start

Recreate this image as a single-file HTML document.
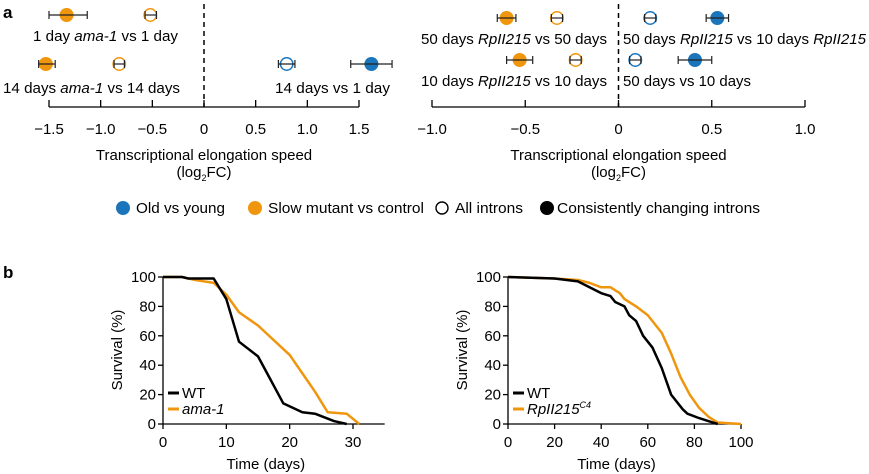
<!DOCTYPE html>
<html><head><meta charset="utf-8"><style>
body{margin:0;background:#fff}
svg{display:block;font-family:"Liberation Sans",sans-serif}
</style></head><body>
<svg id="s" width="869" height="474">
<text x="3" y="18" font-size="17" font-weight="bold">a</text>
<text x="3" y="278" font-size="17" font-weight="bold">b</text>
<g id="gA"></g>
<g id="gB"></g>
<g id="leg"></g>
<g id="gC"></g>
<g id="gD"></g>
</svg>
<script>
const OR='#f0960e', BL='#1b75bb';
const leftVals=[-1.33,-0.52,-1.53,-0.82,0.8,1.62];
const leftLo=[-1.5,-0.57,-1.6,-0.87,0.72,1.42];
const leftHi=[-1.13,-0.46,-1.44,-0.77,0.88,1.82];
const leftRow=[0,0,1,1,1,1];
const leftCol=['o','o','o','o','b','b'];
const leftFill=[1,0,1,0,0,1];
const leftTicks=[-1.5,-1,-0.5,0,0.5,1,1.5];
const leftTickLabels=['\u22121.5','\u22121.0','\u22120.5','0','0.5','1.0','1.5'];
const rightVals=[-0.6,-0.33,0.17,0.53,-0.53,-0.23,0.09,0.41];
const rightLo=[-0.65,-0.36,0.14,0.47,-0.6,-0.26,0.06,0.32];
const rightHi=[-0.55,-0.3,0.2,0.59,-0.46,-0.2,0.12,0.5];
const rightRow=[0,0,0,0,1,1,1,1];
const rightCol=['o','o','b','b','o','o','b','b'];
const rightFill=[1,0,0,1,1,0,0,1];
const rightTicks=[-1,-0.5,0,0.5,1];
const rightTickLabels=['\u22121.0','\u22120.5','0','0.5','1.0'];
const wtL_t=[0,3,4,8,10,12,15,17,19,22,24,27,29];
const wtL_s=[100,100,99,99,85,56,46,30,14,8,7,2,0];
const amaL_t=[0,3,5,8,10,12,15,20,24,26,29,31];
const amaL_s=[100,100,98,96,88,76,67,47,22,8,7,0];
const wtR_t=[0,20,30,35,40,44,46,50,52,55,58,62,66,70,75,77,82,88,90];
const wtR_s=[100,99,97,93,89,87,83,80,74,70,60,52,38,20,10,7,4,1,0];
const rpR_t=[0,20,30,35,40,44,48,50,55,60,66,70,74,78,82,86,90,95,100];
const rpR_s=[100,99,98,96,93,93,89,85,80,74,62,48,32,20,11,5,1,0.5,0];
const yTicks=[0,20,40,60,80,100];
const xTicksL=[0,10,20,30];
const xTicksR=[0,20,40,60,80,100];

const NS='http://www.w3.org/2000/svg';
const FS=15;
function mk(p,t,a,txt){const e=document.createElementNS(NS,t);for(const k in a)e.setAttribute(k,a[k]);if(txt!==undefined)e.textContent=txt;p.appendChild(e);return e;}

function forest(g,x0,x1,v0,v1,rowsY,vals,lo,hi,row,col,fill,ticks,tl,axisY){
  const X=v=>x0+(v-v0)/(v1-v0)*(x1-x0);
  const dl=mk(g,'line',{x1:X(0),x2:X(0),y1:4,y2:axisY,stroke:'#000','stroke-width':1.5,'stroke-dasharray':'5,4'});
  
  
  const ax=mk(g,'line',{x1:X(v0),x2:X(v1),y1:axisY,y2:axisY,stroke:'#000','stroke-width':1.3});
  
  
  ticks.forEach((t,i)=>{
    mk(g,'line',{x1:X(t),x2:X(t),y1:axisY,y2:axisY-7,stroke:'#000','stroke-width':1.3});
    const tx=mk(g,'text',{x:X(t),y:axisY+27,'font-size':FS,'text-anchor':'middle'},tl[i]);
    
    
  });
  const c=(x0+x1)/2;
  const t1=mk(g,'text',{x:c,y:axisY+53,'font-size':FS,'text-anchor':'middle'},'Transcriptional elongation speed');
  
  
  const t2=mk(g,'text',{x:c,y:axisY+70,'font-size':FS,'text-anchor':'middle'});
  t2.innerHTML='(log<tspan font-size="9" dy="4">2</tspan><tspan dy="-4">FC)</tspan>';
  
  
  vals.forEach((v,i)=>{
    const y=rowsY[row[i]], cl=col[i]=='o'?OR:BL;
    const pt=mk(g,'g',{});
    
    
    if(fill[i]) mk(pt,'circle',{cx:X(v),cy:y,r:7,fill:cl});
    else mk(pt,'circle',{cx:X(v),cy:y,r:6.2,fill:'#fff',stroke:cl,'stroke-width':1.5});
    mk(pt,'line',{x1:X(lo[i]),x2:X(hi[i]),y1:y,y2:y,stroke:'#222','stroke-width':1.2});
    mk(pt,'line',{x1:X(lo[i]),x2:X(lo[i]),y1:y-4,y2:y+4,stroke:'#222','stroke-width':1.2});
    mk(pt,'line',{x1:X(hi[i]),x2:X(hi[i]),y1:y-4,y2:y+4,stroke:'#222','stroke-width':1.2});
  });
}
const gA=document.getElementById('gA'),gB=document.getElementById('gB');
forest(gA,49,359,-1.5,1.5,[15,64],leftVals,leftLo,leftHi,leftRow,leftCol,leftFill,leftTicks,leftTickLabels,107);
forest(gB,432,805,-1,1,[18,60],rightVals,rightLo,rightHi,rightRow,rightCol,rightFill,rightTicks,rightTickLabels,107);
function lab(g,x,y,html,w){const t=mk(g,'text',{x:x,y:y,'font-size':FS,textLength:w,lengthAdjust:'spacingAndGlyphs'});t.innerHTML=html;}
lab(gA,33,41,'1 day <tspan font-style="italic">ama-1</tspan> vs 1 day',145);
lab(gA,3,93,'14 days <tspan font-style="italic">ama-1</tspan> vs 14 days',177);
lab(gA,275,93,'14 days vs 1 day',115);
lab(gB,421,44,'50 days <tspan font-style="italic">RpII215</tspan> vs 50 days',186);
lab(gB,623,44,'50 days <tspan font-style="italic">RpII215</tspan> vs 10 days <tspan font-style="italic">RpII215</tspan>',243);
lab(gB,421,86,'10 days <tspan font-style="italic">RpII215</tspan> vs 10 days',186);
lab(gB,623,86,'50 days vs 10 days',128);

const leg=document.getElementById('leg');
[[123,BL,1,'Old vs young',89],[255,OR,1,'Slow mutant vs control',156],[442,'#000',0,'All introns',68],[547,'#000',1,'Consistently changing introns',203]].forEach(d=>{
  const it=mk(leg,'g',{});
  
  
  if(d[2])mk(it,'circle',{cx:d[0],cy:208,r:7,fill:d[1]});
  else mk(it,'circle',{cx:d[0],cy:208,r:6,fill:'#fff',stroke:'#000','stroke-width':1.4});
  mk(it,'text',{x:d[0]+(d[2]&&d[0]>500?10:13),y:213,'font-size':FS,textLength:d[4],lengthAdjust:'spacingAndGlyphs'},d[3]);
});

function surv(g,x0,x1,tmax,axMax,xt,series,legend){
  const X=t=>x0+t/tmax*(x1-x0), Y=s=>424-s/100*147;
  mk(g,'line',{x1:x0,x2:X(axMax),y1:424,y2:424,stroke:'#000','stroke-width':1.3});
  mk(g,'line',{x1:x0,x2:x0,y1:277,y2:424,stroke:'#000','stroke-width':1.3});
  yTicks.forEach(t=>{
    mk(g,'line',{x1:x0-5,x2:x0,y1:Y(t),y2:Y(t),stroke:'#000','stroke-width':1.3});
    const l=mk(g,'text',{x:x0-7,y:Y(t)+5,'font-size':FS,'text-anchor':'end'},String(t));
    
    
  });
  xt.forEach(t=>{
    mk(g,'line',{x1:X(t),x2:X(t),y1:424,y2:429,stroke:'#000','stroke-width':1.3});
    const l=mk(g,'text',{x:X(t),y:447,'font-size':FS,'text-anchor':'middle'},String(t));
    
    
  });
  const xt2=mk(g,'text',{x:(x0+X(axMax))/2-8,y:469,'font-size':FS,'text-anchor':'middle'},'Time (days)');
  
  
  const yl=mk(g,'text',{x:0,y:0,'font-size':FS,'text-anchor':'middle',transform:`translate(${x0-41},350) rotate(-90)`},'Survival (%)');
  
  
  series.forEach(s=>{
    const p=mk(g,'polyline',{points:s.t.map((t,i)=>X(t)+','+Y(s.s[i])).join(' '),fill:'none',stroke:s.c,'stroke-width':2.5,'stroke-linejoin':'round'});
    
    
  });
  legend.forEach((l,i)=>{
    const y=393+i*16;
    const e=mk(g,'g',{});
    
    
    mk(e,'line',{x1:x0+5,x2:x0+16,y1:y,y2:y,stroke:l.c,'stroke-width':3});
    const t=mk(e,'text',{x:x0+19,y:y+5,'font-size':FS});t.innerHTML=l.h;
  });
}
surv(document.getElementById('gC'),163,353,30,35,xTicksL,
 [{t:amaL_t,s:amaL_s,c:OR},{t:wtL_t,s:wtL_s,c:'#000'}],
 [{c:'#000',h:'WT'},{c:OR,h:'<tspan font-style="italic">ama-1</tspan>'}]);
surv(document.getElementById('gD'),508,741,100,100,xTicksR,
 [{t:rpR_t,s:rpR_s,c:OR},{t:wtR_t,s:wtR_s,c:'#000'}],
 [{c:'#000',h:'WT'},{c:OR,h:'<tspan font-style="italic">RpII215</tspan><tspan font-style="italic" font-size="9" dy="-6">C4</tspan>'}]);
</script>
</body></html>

end
start

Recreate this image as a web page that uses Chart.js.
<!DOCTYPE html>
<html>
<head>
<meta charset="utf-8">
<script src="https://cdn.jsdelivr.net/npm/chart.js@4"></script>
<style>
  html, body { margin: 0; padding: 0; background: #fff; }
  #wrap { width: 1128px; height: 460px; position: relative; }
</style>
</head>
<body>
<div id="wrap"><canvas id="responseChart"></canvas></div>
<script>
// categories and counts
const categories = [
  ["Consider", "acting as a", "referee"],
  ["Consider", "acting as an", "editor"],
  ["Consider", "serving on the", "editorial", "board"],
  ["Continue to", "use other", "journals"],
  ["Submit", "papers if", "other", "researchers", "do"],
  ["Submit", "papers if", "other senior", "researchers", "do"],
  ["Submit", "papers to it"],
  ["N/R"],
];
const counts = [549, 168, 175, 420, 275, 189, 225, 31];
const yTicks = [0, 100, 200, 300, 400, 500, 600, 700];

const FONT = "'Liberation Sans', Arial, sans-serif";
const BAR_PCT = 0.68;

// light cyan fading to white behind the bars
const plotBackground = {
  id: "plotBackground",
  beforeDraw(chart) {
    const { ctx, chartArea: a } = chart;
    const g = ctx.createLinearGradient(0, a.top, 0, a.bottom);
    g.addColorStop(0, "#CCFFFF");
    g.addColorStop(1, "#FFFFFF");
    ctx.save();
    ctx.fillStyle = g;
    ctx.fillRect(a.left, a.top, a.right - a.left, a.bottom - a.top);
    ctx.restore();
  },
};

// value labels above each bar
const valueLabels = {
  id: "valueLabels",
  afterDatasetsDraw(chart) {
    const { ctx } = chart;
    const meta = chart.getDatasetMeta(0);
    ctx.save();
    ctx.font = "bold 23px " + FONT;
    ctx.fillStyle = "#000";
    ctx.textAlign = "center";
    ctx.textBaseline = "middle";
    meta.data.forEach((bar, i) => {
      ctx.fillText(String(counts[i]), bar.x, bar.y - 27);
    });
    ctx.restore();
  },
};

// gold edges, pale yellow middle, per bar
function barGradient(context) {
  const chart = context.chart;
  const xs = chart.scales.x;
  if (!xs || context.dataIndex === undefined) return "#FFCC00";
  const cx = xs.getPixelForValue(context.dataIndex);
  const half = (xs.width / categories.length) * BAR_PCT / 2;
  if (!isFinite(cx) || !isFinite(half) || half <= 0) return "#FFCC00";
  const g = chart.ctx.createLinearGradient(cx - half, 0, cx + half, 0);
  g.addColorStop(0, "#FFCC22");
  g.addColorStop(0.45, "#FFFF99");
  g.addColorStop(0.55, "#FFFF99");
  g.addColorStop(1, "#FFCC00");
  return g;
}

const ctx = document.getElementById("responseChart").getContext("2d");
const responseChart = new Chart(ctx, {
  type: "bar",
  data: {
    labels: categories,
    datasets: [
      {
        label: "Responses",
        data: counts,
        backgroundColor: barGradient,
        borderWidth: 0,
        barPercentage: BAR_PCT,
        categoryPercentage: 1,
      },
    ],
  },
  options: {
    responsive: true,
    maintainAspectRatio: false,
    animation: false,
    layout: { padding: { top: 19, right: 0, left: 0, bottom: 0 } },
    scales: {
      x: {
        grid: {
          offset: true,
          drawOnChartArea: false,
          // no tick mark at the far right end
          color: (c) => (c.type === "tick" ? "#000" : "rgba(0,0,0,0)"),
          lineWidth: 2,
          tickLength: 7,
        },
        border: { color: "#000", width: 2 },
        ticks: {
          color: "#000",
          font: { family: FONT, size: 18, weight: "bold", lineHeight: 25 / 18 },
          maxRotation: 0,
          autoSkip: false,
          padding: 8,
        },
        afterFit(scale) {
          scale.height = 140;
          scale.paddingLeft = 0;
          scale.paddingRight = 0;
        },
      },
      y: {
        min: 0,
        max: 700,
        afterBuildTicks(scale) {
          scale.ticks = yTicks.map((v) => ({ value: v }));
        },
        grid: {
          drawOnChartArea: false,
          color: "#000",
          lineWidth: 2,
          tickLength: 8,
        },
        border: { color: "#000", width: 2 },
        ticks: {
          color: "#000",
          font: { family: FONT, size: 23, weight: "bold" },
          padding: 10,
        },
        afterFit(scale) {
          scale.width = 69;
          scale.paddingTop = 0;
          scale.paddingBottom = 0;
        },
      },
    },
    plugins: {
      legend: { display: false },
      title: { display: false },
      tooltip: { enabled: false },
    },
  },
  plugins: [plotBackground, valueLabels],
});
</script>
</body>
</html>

end

_WRITTEN PROBLEM_:
Repeat exactly the part that opens with the line containing "Recreate this image as a single-file" and closes with the line containing "const xTicksR=[0,20,40,60,80,100];". Include both end lines, and drop the pictures.

_FINAL RESULT_:
Recreate this image as a single-file HTML document.
<!DOCTYPE html>
<html><head><meta charset="utf-8"><style>
body{margin:0;background:#fff}
svg{display:block;font-family:"Liberation Sans",sans-serif}
</style></head><body>
<svg id="s" width="869" height="474">
<text x="3" y="18" font-size="17" font-weight="bold">a</text>
<text x="3" y="278" font-size="17" font-weight="bold">b</text>
<g id="gA"></g>
<g id="gB"></g>
<g id="leg"></g>
<g id="gC"></g>
<g id="gD"></g>
</svg>
<script>
const OR='#f0960e', BL='#1b75bb';
const leftVals=[-1.33,-0.52,-1.53,-0.82,0.8,1.62];
const leftLo=[-1.5,-0.57,-1.6,-0.87,0.72,1.42];
const leftHi=[-1.13,-0.46,-1.44,-0.77,0.88,1.82];
const leftRow=[0,0,1,1,1,1];
const leftCol=['o','o','o','o','b','b'];
const leftFill=[1,0,1,0,0,1];
const leftTicks=[-1.5,-1,-0.5,0,0.5,1,1.5];
const leftTickLabels=['\u22121.5','\u22121.0','\u22120.5','0','0.5','1.0','1.5'];
const rightVals=[-0.6,-0.33,0.17,0.53,-0.53,-0.23,0.09,0.41];
const rightLo=[-0.65,-0.36,0.14,0.47,-0.6,-0.26,0.06,0.32];
const rightHi=[-0.55,-0.3,0.2,0.59,-0.46,-0.2,0.12,0.5];
const rightRow=[0,0,0,0,1,1,1,1];
const rightCol=['o','o','b','b','o','o','b','b'];
const rightFill=[1,0,0,1,1,0,0,1];
const rightTicks=[-1,-0.5,0,0.5,1];
const rightTickLabels=['\u22121.0','\u22120.5','0','0.5','1.0'];
const wtL_t=[0,3,4,8,10,12,15,17,19,22,24,27,29];
const wtL_s=[100,100,99,99,85,56,46,30,14,8,7,2,0];
const amaL_t=[0,3,5,8,10,12,15,20,24,26,29,31];
const amaL_s=[100,100,98,96,88,76,67,47,22,8,7,0];
const wtR_t=[0,20,30,35,40,44,46,50,52,55,58,62,66,70,75,77,82,88,90];
const wtR_s=[100,99,97,93,89,87,83,80,74,70,60,52,38,20,10,7,4,1,0];
const rpR_t=[0,20,30,35,40,44,48,50,55,60,66,70,74,78,82,86,90,95,100];
const rpR_s=[100,99,98,96,93,93,89,85,80,74,62,48,32,20,11,5,1,0.5,0];
const yTicks=[0,20,40,60,80,100];
const xTicksL=[0,10,20,30];
const xTicksR=[0,20,40,60,80,100];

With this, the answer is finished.